I agree with the learned counsel for respondents that learned counsel for appellants distorted the evidence of second plaintiff witness to the effect that not only was the acquisition never challenged but that his family had in fact sued and obtained compensation from the Lagos State Government over the acquisition. What plaintiff second witness said at p. 359 of the record was that:
“We have sued the Lagos State Government to the Land Tribunal for compensation in respect of International Trade Fair Complex.”
And at page 255, the same witness peremptorily declared that- “The land in dispute has not been acquired by the Lagos State Government.”

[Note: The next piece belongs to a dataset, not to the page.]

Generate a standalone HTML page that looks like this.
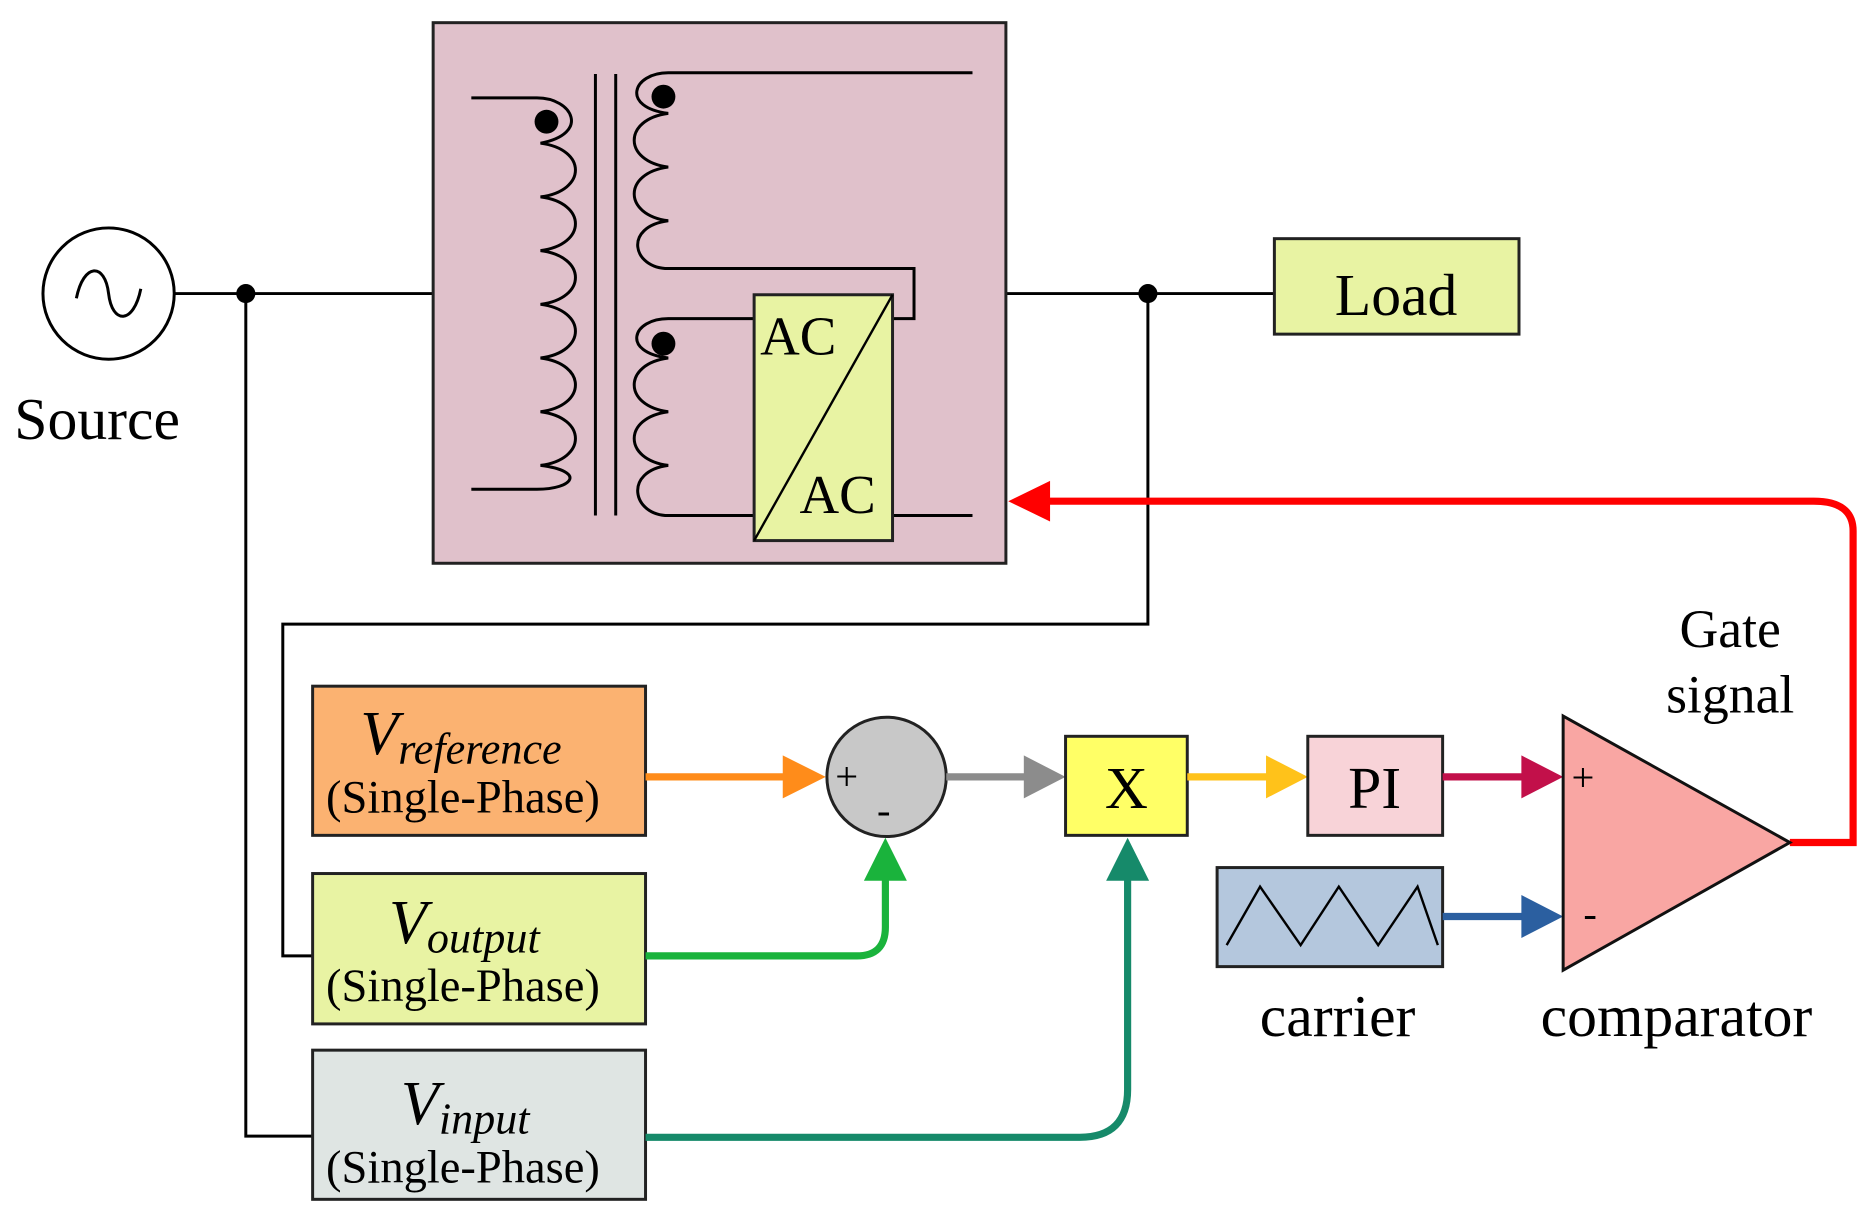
<!DOCTYPE html>
<html><head><meta charset="utf-8"><style>
html,body{margin:0;padding:0;background:#fff;}
svg{display:block;}
text{font-family:"Liberation Serif",serif;fill:#000;}
</style></head><body>
<svg width="1871" height="1222" viewBox="0 0 1568 1024" preserveAspectRatio="none" xmlns="http://www.w3.org/2000/svg">
<!-- source -->
<circle cx="91" cy="246" r="55" fill="#fff" stroke="#000" stroke-width="2.5"/>
<path d="M64,250 C70,220 88,220 91,246 C94,272 112,272 118,242" fill="none" stroke="#000" stroke-width="2.5"/>
<text x="12" y="368" font-size="50">Source</text>
<g stroke="#000" stroke-width="2.5" fill="none">
<path d="M146,246 H363"/>
<path d="M206,246 V952 H262"/>
<path d="M843,246 H1068"/>
<path d="M962,246 V523 H237 V801 H262"/>
</g>
<circle cx="206" cy="246" r="8"/>
<circle cx="962" cy="246" r="8"/>
<!-- transformer box -->
<rect x="363" y="19" width="480" height="453" fill="#e0c1cb" stroke="#222" stroke-width="2.5"/>
<g stroke="#000" stroke-width="2.5" fill="none">
<path d="M395,82 H450 C480,82 495,112 453,120 C492,125 492,160 453,165 C492,170 492,205 453,210 C492,215 492,250 453,255 C492,260 492,295 453,300 C492,305 492,340 453,345 C492,350 492,385 453,390 C492,395 480,410 450,410 H395"/>
<path d="M499,62 V432 M516,62 V432"/>
<path d="M815,61 H560 C530,61 520,90 560,95 C522,100 522,135 560,140 C522,145 522,180 560,185 C522,190 530,225 560,225 H766 V267 H748"/>
<path d="M632,267 H560 C530,267 520,295 560,300 C522,305 522,340 560,345 C522,350 522,385 560,390 C522,395 530,432 560,432 H632"/>
<path d="M748,432 H815"/>
</g>
<circle cx="458" cy="102" r="10"/>
<circle cx="556" cy="81" r="10"/>
<circle cx="556" cy="288" r="10"/>
<rect x="632" y="247" width="116" height="206" fill="#e8f3a3" stroke="#222" stroke-width="2.5"/>
<path d="M632,453 L748,247" stroke="#000" stroke-width="2"/>
<text x="637" y="297" font-size="46">AC</text>
<text x="670" y="430" font-size="46">AC</text>
<!-- load -->
<rect x="1068" y="200" width="205" height="80" fill="#e8f3a3" stroke="#222" stroke-width="2.5"/>
<text x="1170" y="264" font-size="50" text-anchor="middle">Load</text>
<!-- red feedback -->
<path d="M1500,706 H1553 V445 Q1553,420 1520,420 H875" fill="none" stroke="#ff0000" stroke-width="6"/>
<polygon points="845,420 880,403 880,437" fill="#ff0000"/>
<text x="1450" y="542" font-size="45" text-anchor="middle">Gate</text>
<text x="1450" y="597" font-size="45" text-anchor="middle">signal</text>
<!-- input boxes -->
<rect x="262" y="575" width="279" height="125" fill="#fbb271" stroke="#222" stroke-width="2.5"/>
<text x="302" y="632" font-size="52" font-style="italic">V<tspan font-size="37" dy="8">reference</tspan></text>
<text x="388" y="681" font-size="39" text-anchor="middle">(Single-Phase)</text>
<rect x="262" y="732" width="279" height="126" fill="#e8f3a3" stroke="#222" stroke-width="2.5"/>
<text x="326" y="790" font-size="52" font-style="italic">V<tspan font-size="37" dy="8">output</tspan></text>
<text x="388" y="839" font-size="39" text-anchor="middle">(Single-Phase)</text>
<rect x="262" y="880" width="279" height="125" fill="#dfe5e3" stroke="#222" stroke-width="2.5"/>
<text x="336" y="942" font-size="52" font-style="italic">V<tspan font-size="37" dy="8">input</tspan></text>
<text x="388" y="991" font-size="39" text-anchor="middle">(Single-Phase)</text>
<!-- sum -->
<circle cx="743" cy="651" r="50" fill="#c8c8c8" stroke="#222" stroke-width="2.5"/>
<text x="700" y="662" font-size="34">+</text>
<text x="735" y="690" font-size="34">-</text>
<!-- arrows -->
<path d="M541,651 H660" stroke="#ff8c1a" stroke-width="6"/>
<polygon points="692,651 656,633 656,669" fill="#ff8c1a"/>
<path d="M793,651 H862" stroke="#8c8c8c" stroke-width="6"/>
<polygon points="893,651 858,633 858,669" fill="#8c8c8c"/>
<rect x="893" y="617" width="102" height="83" fill="#ffff66" stroke="#222" stroke-width="2.5"/>
<text x="944" y="677" font-size="50" text-anchor="middle">X</text>
<path d="M995,651 H1064" stroke="#ffc21a" stroke-width="6"/>
<polygon points="1096,651 1061,633 1061,669" fill="#ffc21a"/>
<rect x="1096" y="617" width="113" height="83" fill="#f8d3d8" stroke="#222" stroke-width="2.5"/>
<text x="1152" y="677" font-size="50" text-anchor="middle">PI</text>
<path d="M1209,651 H1278" stroke="#c2104a" stroke-width="6"/>
<polygon points="1310,651 1275,633 1275,669" fill="#c2104a"/>
<rect x="1020" y="727" width="189" height="83" fill="#b4c7dd" stroke="#222" stroke-width="2.5"/>
<path d="M1028,792 L1056,743 L1090,792 L1122,743 L1155,792 L1188,743 L1205,792" fill="none" stroke="#000" stroke-width="2"/>
<path d="M1209,768 H1278" stroke="#2b5fa0" stroke-width="6"/>
<polygon points="1310,768 1275,750 1275,786" fill="#2b5fa0"/>
<polygon points="1310,600 1310,813 1500,706" fill="#f9a6a3" stroke="#111" stroke-width="2.5"/>
<text x="1317" y="663" font-size="34">+</text>
<text x="1327" y="777" font-size="34">-</text>
<text x="1121" y="868" font-size="50" text-anchor="middle">carrier</text>
<text x="1405" y="868" font-size="50" text-anchor="middle">comparator</text>
<!-- green -->
<path d="M541,801 H718 Q742,801 742,777 V730" fill="none" stroke="#1ab33c" stroke-width="6"/>
<polygon points="742,702 724,738 760,738" fill="#1ab33c"/>
<path d="M541,953 H905 Q945,953 945,913 V730" fill="none" stroke="#168a6a" stroke-width="6"/>
<polygon points="945,702 927,738 963,738" fill="#168a6a"/>
</svg>
</body></html>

Clearly these pieces of evidence delivered fatal blow to the submission of the learned counsel for appellants that the principle of law learned trial judge relied upon does not avail him in the light of the facts and the con of the case. In view of denial by second plaintiff witnesses that the acquisition have been challenged, the right to do so by the Ado family is not extinguished contrary to the postulation of the learned counsel for appellants. The right of Ado family is extant. There is no evidence that Ado family had accepted validity of the revocation of their right and accepted valuable consideration for it. That they did is just conjured from fertile imagination of the learned counsel for appellants.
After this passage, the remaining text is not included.